Wednesday, May 25, 2005

Might Makes Jackasses

Here's a pet peeve of mine that I'm sure you all share: arrogance. We can't stand arrogance. All of us hate it. So how come it keeps happening? My biggest gripe is with people who justify crimes with arrogance.

Once while walking up the Ave in the U District I saw a couple walking toward me, the woman holding a balloon. Before they reached me a group of five frat guys came up and snatched the balloon away. When the woman's partner demanded it back the guys laughed and threatened to beat him up. Just then a policeman appeared and the matter was laid before him.

Incredibly, the frat guys complained to the cop that the couple had no business demanding their balloon back, ON THE GROUNDS THAT THE COUPLE WAS OUTNUMBERED AND EASILY OVERPOWERED. "There's five of us; we could take them; if they cause trouble by telling us we can't have their balloon, don't they know they're asking for it?" They actually said that the policeman should tell the couple to leave them alone, because not to do so would result in a fight that would get them hurt. They were concerned about maintaining the public order!

As amazing as it sounds, there are people in the world who think that way all the time. I first realized the truth of this when I was a cab driver. Hardly a shift went by when there wasn't some cowboy in the cab telling me I had to run red lights to get him where he was hurrying to, ON THE GROUNDS THAT HE WAS PAYING ME.

Once the dispatcher sent me to a house in the neighborhood of 85th and Roosevelt, and when I arrived nobody came out to get in the cab so I had to go to the front door to announce myself. Two men greeted me, one with a pistol. While I stood in the doorway, not knowing if I would be shot if I said something they didn't want to hear, they told me they were hiring me to drive downtown by myself to fetch them two hookers. They told me I should do what they said BECAUSE THEY WERE GOING TO PAY ME $100. They said it would be OK if I couldn't find them good-looking hookers, ugly ones would do, and that they would share them with me. I said thank you very much, but that nevertheless I would decline their kind offer. They were shocked. I never did figure out why they pointed a gun at me. Maybe it was to keep me from running off with their welcome mat. They were probably thieves as well as johns. No one is less trusting than a thief.

The general rule seems to be: If I'm a monkey and I want to take a dump on your head, it's all right because I'm a bigger monkey than you, or I am just one of a gang of five monkeys and we outnumber you, or anyway I'm paying you so you have to do what I say BECAUSE MY MONEY SAYS I OWN YOU. You could call it Karl Rovism: this is our planet because, owing to our previous thefts of its wealth, we now have all the money, so we own all the people everywhere that we have stolen from.

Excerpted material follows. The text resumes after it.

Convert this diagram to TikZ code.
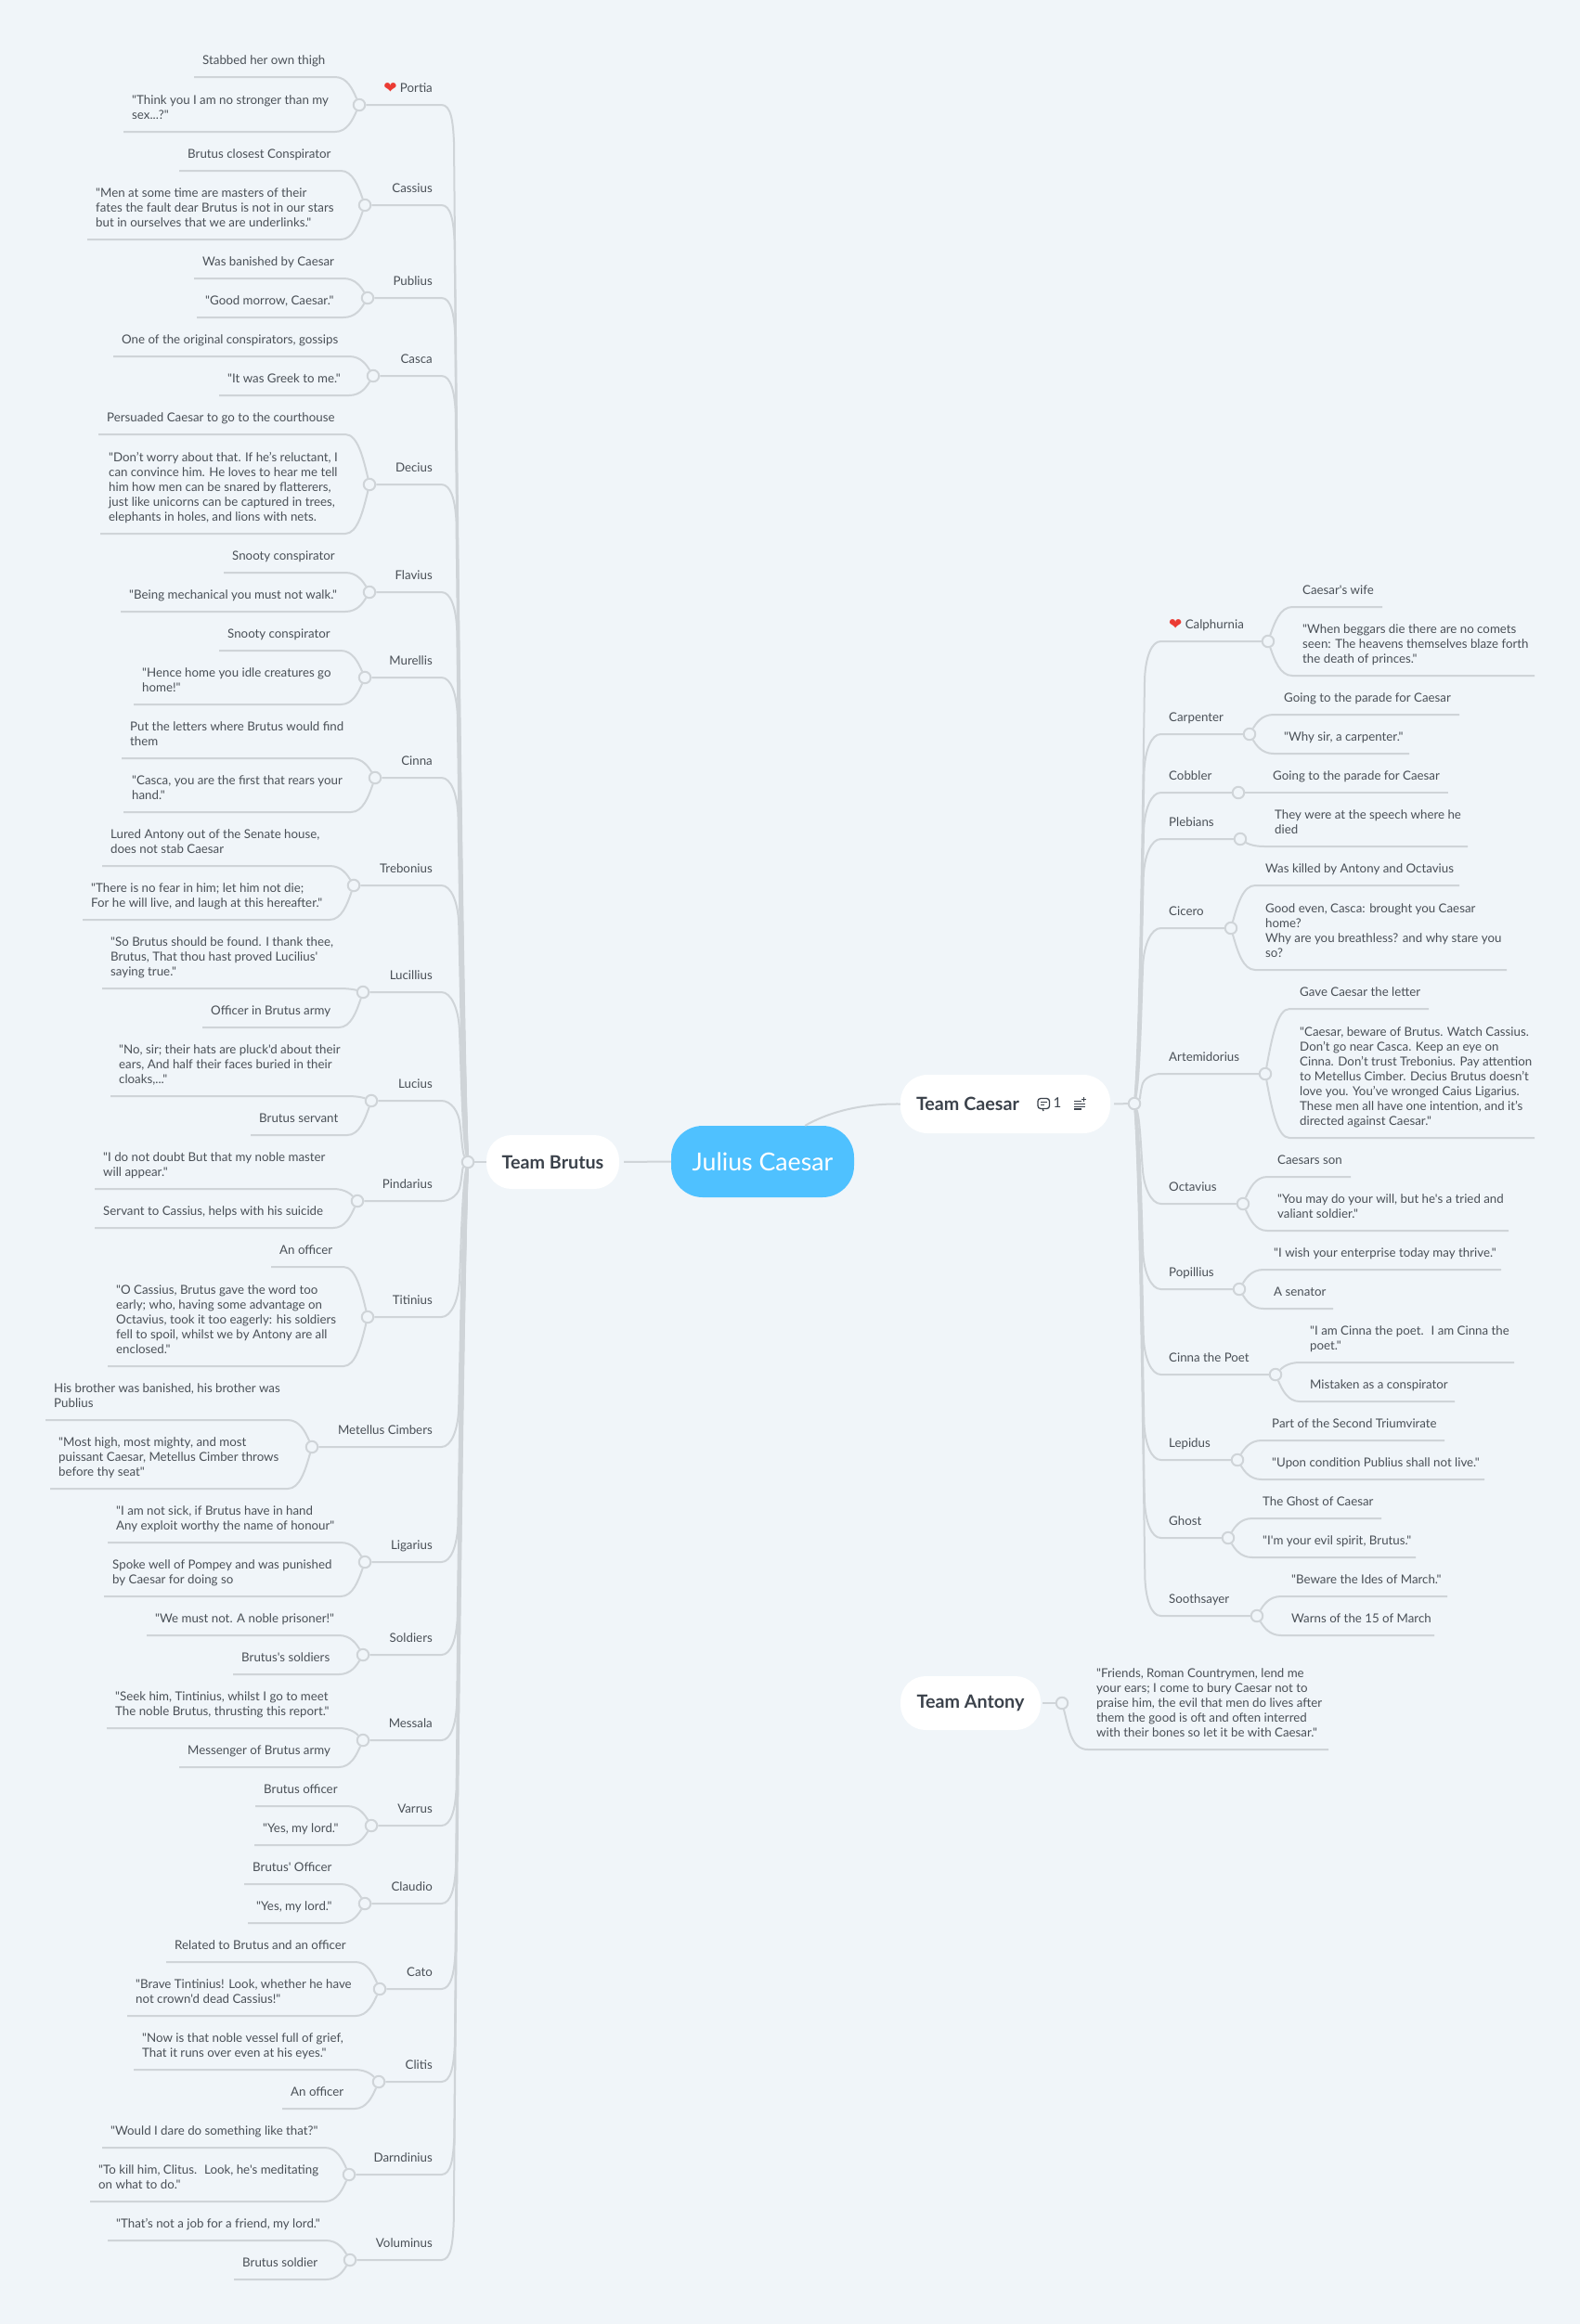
\documentclass[tikz,border=0pt]{standalone}
\usepackage{fontspec}
\usepackage{tikz}
\usetikzlibrary{calc}
\newfontfamily\mapfont{Lato}
\newfontfamily\heartfont{DejaVu Sans}
\definecolor{pagebg}{HTML}{F0F5F9}
\definecolor{linegray}{HTML}{CFD4D8}
\definecolor{inkgray}{HTML}{4A5057}
\definecolor{darkgray}{HTML}{3B424B}
\definecolor{rootblue}{HTML}{4FC1FF}
\definecolor{heartred}{HTML}{EB3B34}
\tikzset{
	link/.style={draw=linegray,line width=2pt},
	junction/.style={circle,draw=linegray,line width=2pt,fill=pagebg,minimum size=12.5pt,inner sep=0pt},
	leaftext/.style={font=\mapfont\fontsize{13.3}{16}\selectfont,text=inkgray,align=left,inner sep=0pt},
	topic/.style={font=\mapfont\fontsize{13.3}{16}\selectfont,text=inkgray,inner sep=0pt},
	pill/.style={fill=white,font=\mapfont\bfseries\fontsize{19.7}{22}\selectfont,text=darkgray,inner sep=0pt},
	iconline/.style={draw=darkgray,line width=1.3pt}
}
% spine from a topic junction to the hub of its team
\newcommand{\spine}[5]{% junction, hub, hub x, hub y, line y
	\pgfmathsetmacro{\dirx}{(#3<800)?-1:1}
	\pgfmathsetmacro{\sgn}{(#5<#4)?1:-1}
	\pgfmathsetmacro{\dy}{abs(#5-#4)}
	\pgfmathsetmacro{\hgt}{min(40,0.4*\dy)}
	\pgfmathsetmacro{\mdist}{8+7*\dy/1140}
	\draw[link] (#1) -- (#3+\dirx*28.5,#5)
		.. controls (#3+\dirx*18,#5) and (#3+\dirx*\mdist+\dirx,#5+\sgn*\hgt*0.45) .. (#3+\dirx*\mdist,#5+\sgn*\hgt)
		.. controls (#3+\dirx*\mdist*0.8,#5+\sgn*\hgt+\sgn*\dy*0.3-\sgn*\hgt*0.3) and (#3+\dirx*6,#4-\sgn*\dy*0.15) .. (#2);
}
% a topic on the left: name, label, junction x, line y
\newcommand{\topicL}[4]{
	\node[topic,anchor=base east] (#1) at (466,#4-14) {#2};
	\node[junction] (#1J) at (#3,#4) {};
	\spine{#1J}{hubB}{504}{1252}{#4}
	\def\curx{#3}\def\cury{#4}\def\curJ{#1J}
}
% a topic on the right
\newcommand{\topicR}[4]{
	\node[topic,anchor=base west] (#1) at (1259,#4-14) {#2};
	\node[junction] (#1J) at (#3,#4) {};
	\spine{#1J}{hubC}{1222}{1189}{#4}
	\def\curx{#3}\def\cury{#4}\def\curJ{#1J}
}
% a leaf on the left: name, free end x, line y, text
\newcommand{\leafL}[4]{
	\node[leaftext,anchor=base west] (#1) at (#2+9,#3-14) {#4};
	\coordinate (#1end) at (#2,#3);
	\draw[link] (\curJ) .. controls (\curx-7,\cury*0.45+#3*0.55) and (\curx-13,#3) .. (\curx-26,#3) -- (#1end);
}
% a leaf on the right
\newcommand{\leafR}[4]{
	\node[leaftext,anchor=base west] (#1) at (\curx+37,#3-14) {#4};
	\coordinate (#1end) at (#2,#3);
	\draw[link] (\curJ) .. controls (\curx+7,\cury*0.45+#3*0.55) and (\curx+13,#3) .. (\curx+26,#3) -- (#1end);
}
\newcommand{\heartmark}{\raisebox{-1pt}{\heartfont\fontsize{17}{16}\selectfont\textcolor{heartred}{❤}}}
\begin{document}
\begin{tikzpicture}[x=1pt,y=-1pt]
	\fill[pagebg] (0,0) rectangle (1702,2504);
	% central topic and teams
	\node[pill,fill=rootblue,text=white,font=\mapfont\fontsize{26.7}{30}\selectfont,minimum width=197pt,minimum height=77pt,rounded corners=34pt] (root) at (821.5,1251.5) {Julius Caesar};
	\node[pill,minimum width=143pt,minimum height=58pt,rounded corners=27pt] (brutus) at (595.5,1252) {Team Brutus};
	\node[pill,minimum width=226pt,minimum height=63pt,rounded corners=29pt] (caesar) at (1083,1189.5) {\makebox[192pt][l]{Team Caesar}};
	\node[pill,minimum width=151pt,minimum height=58pt,rounded corners=27pt] (antony) at (1045.5,1835) {Team Antony};
	\node[junction] (hubB) at (504,1252) {};
	\node[junction] (hubC) at (1222,1189) {};
	\node[junction] (hubA) at (1144,1835) {};
	\draw[link,shorten >=5pt] (root.west) -- (brutus.east);
	\draw[link] (brutus) -- (hubB);
	\draw[link] (root.north east) ++(-53,0) .. controls (895,1197) and (930,1189) .. (caesar.west);
	\draw[link,shorten <=4pt] (caesar.east) -- (hubC);
	\draw[link,shorten <=2pt] (antony.east) -- (hubA);
	% comment count and note icons
	\draw[iconline,rounded corners=3pt] (1118,1183.5) rectangle (1130.5,1194.5);
	\draw[iconline] (1123,1194.5) -- (1124,1197);
	\draw[iconline] (1121,1187.5) -- (1127.5,1187.5) (1121,1190.5) -- (1125,1190.5);
	\node[topic,text=darkgray,font=\mapfont\fontsize{15}{16}\selectfont] (count) at (1139,1188.5) {1};
	\draw[iconline] (1157,1186.5) -- (1165,1186.5) (1157,1189.5) -- (1169,1189.5) (1157,1192.5) -- (1169,1192.5) (1157,1195) -- (1165,1195);
	\draw[iconline,line width=1pt] (1167.5,1182) -- (1167.5,1187) (1165,1184.5) -- (1170,1184.5);

	% Team Brutus
	\topicL{portia}{\heartmark\ Portia}{387}{113}
	\leafL{portiaA}{209}{83}{Stabbed her own thigh}
	\leafL{portiaB}{133}{142}{"Think you I am no stronger than my\\sex...?"}
	\topicL{cassius}{Cassius}{393}{221}
	\leafL{cassiusA}{193}{184}{Brutus closest Conspirator}
	\leafL{cassiusB}{94}{258}{"Men at some time are masters of their\\fates the fault dear Brutus is not in our stars\\but in ourselves that we are underlinks."}
	\topicL{publius}{Publius}{396}{321}
	\leafL{publiusA}{209}{300}{Was banished by Caesar}
	\leafL{publiusB}{212}{342}{"Good morrow, Caesar."}
	\topicL{casca}{Casca}{402}{405}
	\leafL{cascaA}{122}{384}{One of the original conspirators, gossips}
	\leafL{cascaB}{236}{426}{"It was Greek to me."}
	\topicL{decius}{Decius}{398}{522}
	\leafL{deciusA}{106}{468}{Persuaded Caesar to go to the courthouse}
	\leafL{deciusB}{108}{575}{"Don’t worry about that. If he’s reluctant, I\\can convince him. He loves to hear me tell\\him how men can be snared by flatterers,\\just like unicorns can be captured in trees,\\elephants in holes, and lions with nets.}
	\topicL{flavius}{Flavius}{398}{638}
	\leafL{flaviusA}{241}{617}{Snooty conspirator}
	\leafL{flaviusB}{130}{659}{"Being mechanical you must not walk."}
	\topicL{murellis}{Murellis}{393}{730}
	\leafL{murellisA}{236}{701}{Snooty conspirator}
	\leafL{murellisB}{144}{759}{"Hence home you idle creatures go\\home!"}
	\topicL{cinna}{Cinna}{404}{838}
	\leafL{cinnaA}{131}{817}{Put the letters where Brutus would find\\them}
	\leafL{cinnaB}{133}{875}{"Casca, you are the first that rears your\\hand."}
	\topicL{trebonius}{Trebonius}{381}{954}
	\leafL{treboniusA}{110}{933}{Lured Antony out of the Senate house,\\does not stab Caesar}
	\leafL{treboniusB}{89}{991}{"There is no fear in him; let him not die;\\For he will live, and laugh at this hereafter."}
	\topicL{lucillius}{Lucillius}{391}{1069}
	\leafL{lucilliusA}{110}{1065}{"So Brutus should be found. I thank thee,\\Brutus, That thou hast proved Lucilius'\\saying true."}
	\leafL{lucilliusB}{218}{1107}{Officer in Brutus army}
	\topicL{lucius}{Lucius}{400}{1186}
	\leafL{luciusA}{119}{1181}{"No, sir; their hats are pluck'd about their\\ears, And half their faces buried in their\\cloaks,..."}
	\leafL{luciusB}{270}{1223}{Brutus servant}
	\topicL{pindarius}{Pindarius}{385}{1294}
	\leafL{pindariusA}{102}{1281}{"I do not doubt But that my noble master\\will appear."}
	\leafL{pindariusB}{102}{1323}{Servant to Cassius, helps with his suicide}
	\topicL{titinius}{Titinius}{396}{1419}
	\leafL{titiniusA}{292}{1365}{An officer}
	\leafL{titiniusB}{116}{1472}{"O Cassius, Brutus gave the word too\\early; who, having some advantage on\\Octavius, took it too eagerly: his soldiers\\fell to spoil, whilst we by Antony are all\\enclosed."}
	\topicL{metellus}{Metellus Cimbers}{336}{1559}
	\leafL{metellusA}{49}{1530}{His brother was banished, his brother was\\Publius}
	\leafL{metellusB}{54}{1604}{"Most high, most mighty, and most\\puissant Caesar, Metellus Cimber throws\\before thy seat"}
	\topicL{ligarius}{Ligarius}{393}{1683}
	\leafL{ligariusA}{116}{1662}{"I am not sick, if Brutus have in hand\\Any exploit worthy the name of honour"}
	\leafL{ligariusB}{112}{1720}{Spoke well of Pompey and was punished\\by Caesar for doing so}
	\topicL{soldiers}{Soldiers}{391}{1783}
	\leafL{soldiersA}{158}{1762}{"We must not. A noble prisoner!"}
	\leafL{soldiersB}{251}{1804}{Brutus's soldiers}
	\topicL{messala}{Messala}{391}{1875}
	\leafL{messalaA}{115}{1862}{"Seek him, Tintinius, whilst I go to meet\\The noble Brutus, thrusting this report."}
	\leafL{messalaB}{193}{1904}{Messenger of Brutus army}
	\topicL{varrus}{Varrus}{400}{1967}
	\leafL{varrusA}{275}{1946}{Brutus officer}
	\leafL{varrusB}{274}{1988}{"Yes, my lord."}
	\topicL{claudio}{Claudio}{393}{2051}
	\leafL{claudioA}{263}{2030}{Brutus' Officer}
	\leafL{claudioB}{267}{2072}{"Yes, my lord."}
	\topicL{cato}{Cato}{409}{2143}
	\leafL{catoA}{179}{2114}{Related to Brutus and an officer}
	\leafL{catoB}{137}{2172}{"Brave Tintinius! Look, whether he have\\not crown'd dead Cassius!"}
	\topicL{clitis}{Clitis}{408}{2243}
	\leafL{clitisA}{144}{2230}{"Now is that noble vessel full of grief,\\That it runs over even at his eyes."}
	\leafL{clitisB}{304}{2272}{An officer}
	\topicL{darndinius}{Darndinius}{376}{2343}
	\leafL{darndiniusA}{110}{2314}{"Would I dare do something like that?"}
	\leafL{darndiniusB}{97}{2372}{"To kill him, Clitus.~ Look, he's meditating\\on what to do."}
	\topicL{voluminus}{Voluminus}{377}{2435}
	\leafL{voluminusA}{116}{2414}{"That’s not a job for a friend, my lord."}
	\leafL{voluminusB}{252}{2456}{Brutus soldier}

	% Team Caesar
	\topicR{calphurnia}{\heartmark\ Calphurnia}{1366}{691}
	\leafR{calphurniaA}{1489}{654}{Caesar's wife}
	\leafR{calphurniaB}{1653}{728}{"When beggars die there are no comets\\seen: The heavens themselves blaze forth\\the death of princes."}
	\topicR{carpenter}{Carpenter}{1346}{791}
	\leafR{carpenterA}{1572}{770}{Going to the parade for Caesar}
	\leafR{carpenterB}{1518}{812}{"Why sir, a carpenter."}
	\topicR{cobbler}{Cobbler}{1334}{854}
	\leafR{cobblerA}{1560}{854}{Going to the parade for Caesar}
	\topicR{plebians}{Plebians}{1336}{904}
	\leafR{plebiansA}{1581}{912}{They were at the speech where he\\died}
	\topicR{cicero}{Cicero}{1326}{1000}
	\leafR{ciceroA}{1572}{954}{Was killed by Antony and Octavius}
	\leafR{ciceroB}{1623}{1045}{Good even, Casca: brought you Caesar\\home?\\Why are you breathless? and why stare you\\so?}
	\topicR{artemidorius}{Artemidorius}{1363}{1157}
	\leafR{artemidoriusA}{1539}{1087}{Gave Caesar the letter}
	\leafR{artemidoriusB}{1653}{1226}{"Caesar, beware of Brutus. Watch Cassius.\\Don’t go near Casca. Keep an eye on\\Cinna. Don’t trust Trebonius. Pay attention\\to Metellus Cimber. Decius Brutus doesn’t\\love you. You’ve wronged Caius Ligarius.\\These men all have one intention, and it’s\\directed against Caesar."}
	\topicR{octavius}{Octavius}{1339}{1297}
	\leafR{octaviusA}{1455}{1268}{Caesars son}
	\leafR{octaviusB}{1625}{1326}{"You may do your will, but he's a tried and\\valiant soldier."}
	\topicR{popillius}{Popillius}{1335}{1389}
	\leafR{popilliusA}{1617}{1368}{"I wish your enterprise today may thrive."}
	\leafR{popilliusB}{1436}{1410}{A senator}
	\topicR{cinnapoet}{Cinna the Poet}{1374}{1481}
	\leafR{cinnapoetA}{1631}{1468}{"I am Cinna the poet.~ I am Cinna the\\poet."}
	\leafR{cinnapoetB}{1567}{1510}{Mistaken as a conspirator}
	\topicR{lepidus}{Lepidus}{1333}{1573}
	\leafR{lepidusA}{1556}{1552}{Part of the Second Triumvirate}
	\leafR{lepidusB}{1599}{1594}{"Upon condition Publius shall not live."}
	\topicR{ghost}{Ghost}{1323}{1657}
	\leafR{ghostA}{1488}{1636}{The Ghost of Caesar}
	\leafR{ghostB}{1525}{1678}{"I'm your evil spirit, Brutus."}
	\topicR{soothsayer}{Soothsayer}{1354}{1741}
	\leafR{soothsayerA}{1559}{1720}{"Beware the Ides of March."}
	\leafR{soothsayerB}{1545}{1762}{Warns of the 15 of March}

	% Team Antony
	\node[leaftext,anchor=base west] (friends) at (1181,1871) {"Friends, Roman Countrymen, lend me\\your ears; I come to bury Caesar not to\\praise him, the evil that men do lives after\\them the good is oft and often interred\\with their bones so let it be with Caesar."};
	\coordinate (friendsend) at (1431,1885);
	\draw[link] (hubA) .. controls (1151,1860) and (1153,1885) .. (1172,1885) -- (friendsend);
\end{tikzpicture}
\end{document}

This rant was inspired by the tiniest of provocations, namely Jeff Tweiten's theory that Seattle's No-Sitting Ordinance shouldn't apply to him while he's trying to set a new Guiness World Record by waiting in line for a movie. As best as I can determine this theory is founded on the principle that he should be able to sit or lie on the sidewalk for 136 days or more BECAUSE AT THE END OF THAT TIME HE WOULD BE BUYING A MOVIE TICKET, THEREBY PROVING THAT HE DESERVES MORE CONSIDERATION THAN HOMELESS PEOPLE, who are just about surviving, and other stupid crap like that.